Even more so, Conservative-voting pensioners are usually proprietors and shareholders and don't have income from jobs, and their pension income is a vested right, so many welcome lower wages, higher unemployment, less job security, reduced pension contributions for everybody else.

«The workings of the economy are gummed up to cobble together a large enough electoral coalition.»

That is a lot less of a problem with Labour because it represents the natural interests of its voters.

It is a much bigger problem with the Conservatives because the party represents the natural interests of its sponsors, not its voters, so it has to bribe voters to reach mass towards a majority.
That also was the case with New Labour, that also chose to bribe with massive house price increases the “aspirational voters who shop at John Lewis and Waitrose” of the south, as it was pursuing the interests of its sponsors.

A very big change with Labour is that currently it is entirely funded, and well funded, by its now numerous members, who feel that it now represents their interests; the New Labour party was funded by "donations" by billionaire sponsors, and its membership had dropped drastically, as intended, and this its own funding.

Anarcho

"In the labour market, they have raised the minimum wage and support immigration controls."

No mention of the anti-union laws? Regulate unions and strikes means regulating the labour market. "Whenever the law has attempted to regulate the wages of workmen," Smith stated, "it has always been rather to lower them than to raise them."

http://anarchism.pageabode.com/anarcho/poor-adam-smith

Little wonder wages have been stagnating...

cjcjc

Are you objecting to the raising of the minimum wage?
And while the Tories may support immigration controls, they haven't exactly controlled immigration have they, not least for the obvious reason.

Bonnemort

"Ten years of stagnant real wages"

It's 20 years. Real male median wages are lower now than in 1997. And that's without taking the huge increase in property/rents.

Blissex

«Real male median wages are lower now than in 1997. And that's without taking the huge increase in property/rents.»
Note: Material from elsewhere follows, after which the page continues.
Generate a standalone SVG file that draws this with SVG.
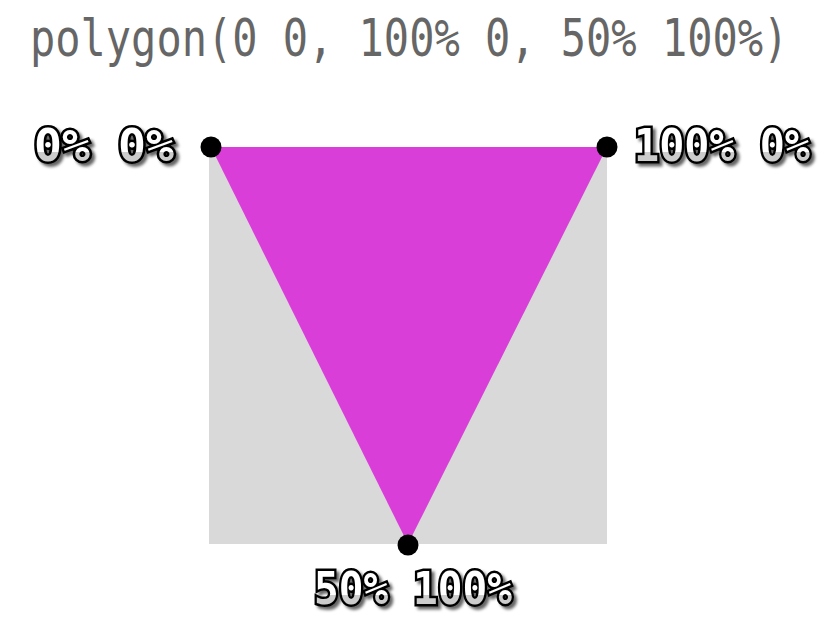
<svg xmlns="http://www.w3.org/2000/svg" width="827" height="630" viewBox="0 0 827 630">
<style>
.title{font-family:"DejaVu Sans Mono","Liberation Mono",monospace;font-size:42px;fill:#666666}
.lbl{font-family:"DejaVu Sans Mono","DejaVu Sans",sans-serif;font-weight:bold;font-size:44px;fill:url(#lg);stroke:#000;stroke-width:5;stroke-linejoin:miter;paint-order:stroke;filter:url(#sh)}
.pt{fill:#000}
</style>
<defs>
<linearGradient id="lg" x1="0" y1="0" x2="0" y2="1">
<stop offset="0" stop-color="#ffffff"/>
<stop offset="0.62" stop-color="#ffffff"/>
<stop offset="0.62" stop-color="#cccccc"/>
<stop offset="1" stop-color="#cccccc"/>
</linearGradient>
<filter id="sh" x="-20%" y="-50%" width="140%" height="200%">
<feDropShadow dx="3" dy="3" stdDeviation="1.5" flood-color="#000" flood-opacity="0.6"/>
</filter>
</defs>
<rect width="827" height="630" fill="#ffffff"/>
<text class="title" transform="translate(30,56) scale(1,1.22)" x="0" y="0">polygon(0 0, 100% 0, 50% 100%)</text>
<g id="box">
<rect x="209" y="147" width="398" height="397" fill="#d9d9d9"/>
<polygon points="211,147 607,147 408,544" fill="#d93ed9"/>
</g>
<g id="p1"><circle class="pt" cx="211" cy="147" r="10.5"/><text class="lbl" x="34" y="161" textLength="140" lengthAdjust="spacingAndGlyphs">0% 0%</text></g>
<g id="p2"><circle class="pt" cx="607" cy="147" r="10.5"/><text class="lbl" x="634" y="161" textLength="176" lengthAdjust="spacingAndGlyphs">100% 0%</text></g>
<g id="p3"><circle class="pt" cx="408" cy="545" r="10.5"/><text class="lbl" x="314" y="604" textLength="198" lengthAdjust="spacingAndGlyphs">50% 100%</text></g>
<g id="connectors"></g>
</svg>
Median male workers could be less selfish and realize that thanks to their restraint the living standards of so many businessmen, professionals and property owners have improved so much. Rejoice! Rejoice! :-)

coprolite

This sort of pish is not supposed to make literal sense in a coherent way, taking into account the meaning of the words.

It is just branding, both of the tories as the heirs of Thatcher and Regan and of JC as the heir of Michael Foot.

This stands up to logical scrutiny no better than adverts that make you associate having a big car with being attractive to the ladies.

In this context, as a strategy, it probably will work to a large degree.

Lidl Janus

"His claim that “our economy is not broken: it is fundamentally strong” reminds me of Monty Python’s Black Knight"

You don't need to go back to the 1970s, or to fictionalised comedy. Not when there's John McCain available to present disturbing (for Conservatives) historical parallels.

(From this, we can predict that Boris Johnson will become PM in 2030, and by then the persona will have long since stopped being an act and become worryingly serious).